Reggie didn’t get the nickname “Mr. October” by accident. And it wasn’t an accident that he had a candy bar named after him and created waves of headlines and ripples in the crowd wherever he appeared. Opposing fans always knew when he would come to bat; they would time their beer runs and bathroom breaks to make sure they wouldn’t miss his titanic swings. Entire stadiums sat on the edge of their seats and let out collective “Phews!” when he fanned with a game on the line, or crossed their fingers and mumbled prayers to their Almighty that he get a chance to tie one when they were down. They would scan their scorecards and beg for walks, hit batsmen, anything, ahead of him just to get him into the batter’s box.

I have nothing to say about this anecdote avalanche, just wanted to get it out there. Buzz Bissinger better watch his ass, this guy is a pro(se).

There are no statistics for these things, but fans know them, respect them and employ them as their own measures of Hall of Fame worthiness,

Which is ridiculous because people have crappy, false memories.

every bit as much as numbers, awards, and the opinions of baseball Talking Heads.

Funny thing is, talking heads love the anecdote explosion you just dropped earlier. Much more than stats and junk.

Oh, and:

And you may find yourself living in a shotgun shack
And you may find yourself in another part of the world
And you may find yourself behind the wheel of a large automobile
And you may find yourself in a beautiful house, with a beautiful wife
And you may ask yourself - "Well...How did I get here?"

Letting the days go by/Let the water hold me down
Letting the days go by/Water flowing underground
Into the blue again/After the money's gone
Once in a lifetime/Water flowing underground.

We must not lose sight of intangibles as our data-mining tools become more powerful and contributors and readers alike grow ever more agile in their use. These tools leave us richer in numbers, but if we aren’t careful about how we use them, they can make us poorer in context.

I understand what is being said here. Being a big, memorable character should increase your Hall worthiness ever so slightly.

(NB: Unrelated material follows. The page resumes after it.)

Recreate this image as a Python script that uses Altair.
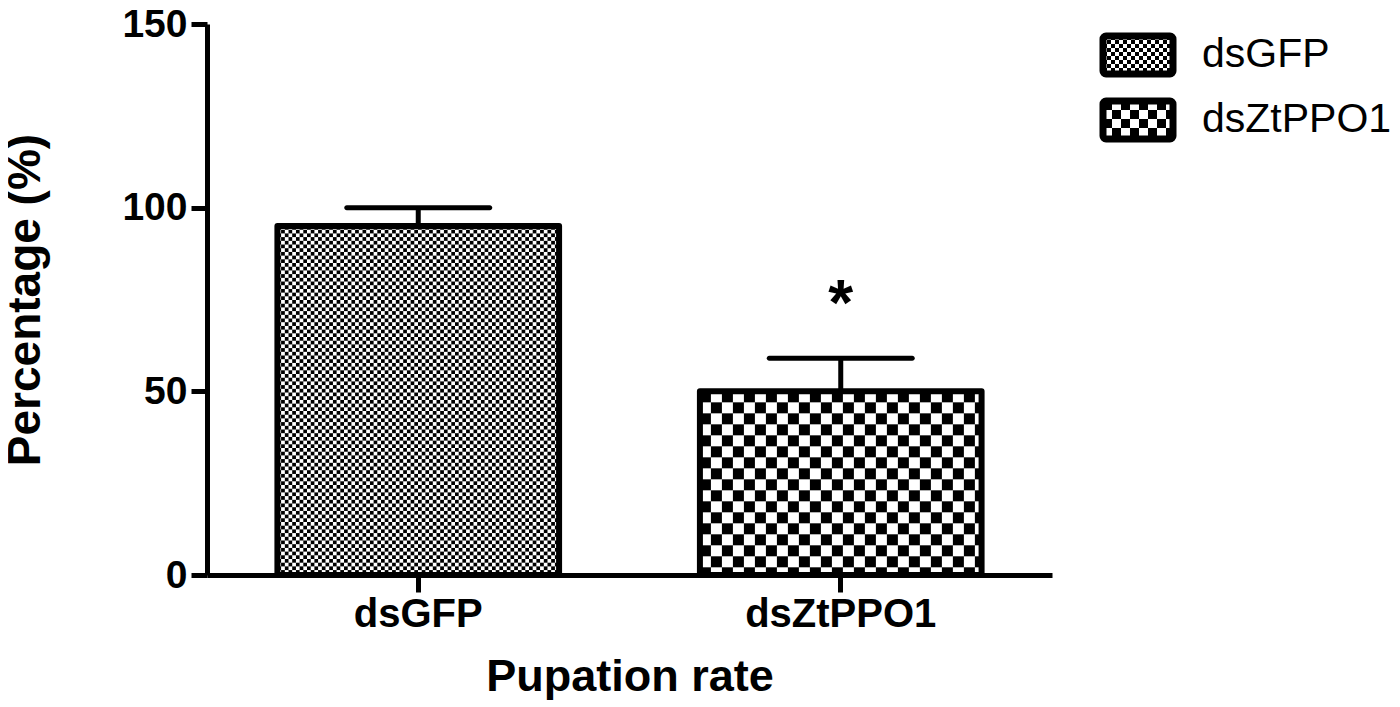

But to say that two guys with almost identical numbers - one is an attention hog, the other, a quiet guy - should have a disparity between their Halliness, is patently dumb.

If David Ortiz gets in on the back of his game winning bombs and "clutch" hits when he's done (assuming he doesn't go Bonds on us), I will scream and crown Robert Moyer king of all that is anecdotal and right with the Hall.

Schilling’s stats may be borderline for Cooperstown – may be. Are his contributions between them – his swagger, sweat, bloody sock and promises made and promises kept – enough to push him over the top?

If I were a betting man, I would bet that Schilling gets in at some point.

Note to all borderline HOFers: start a crazy blog, call out Kobe Bryant, put ketchup on your sock during the playoffs and start a video game studio.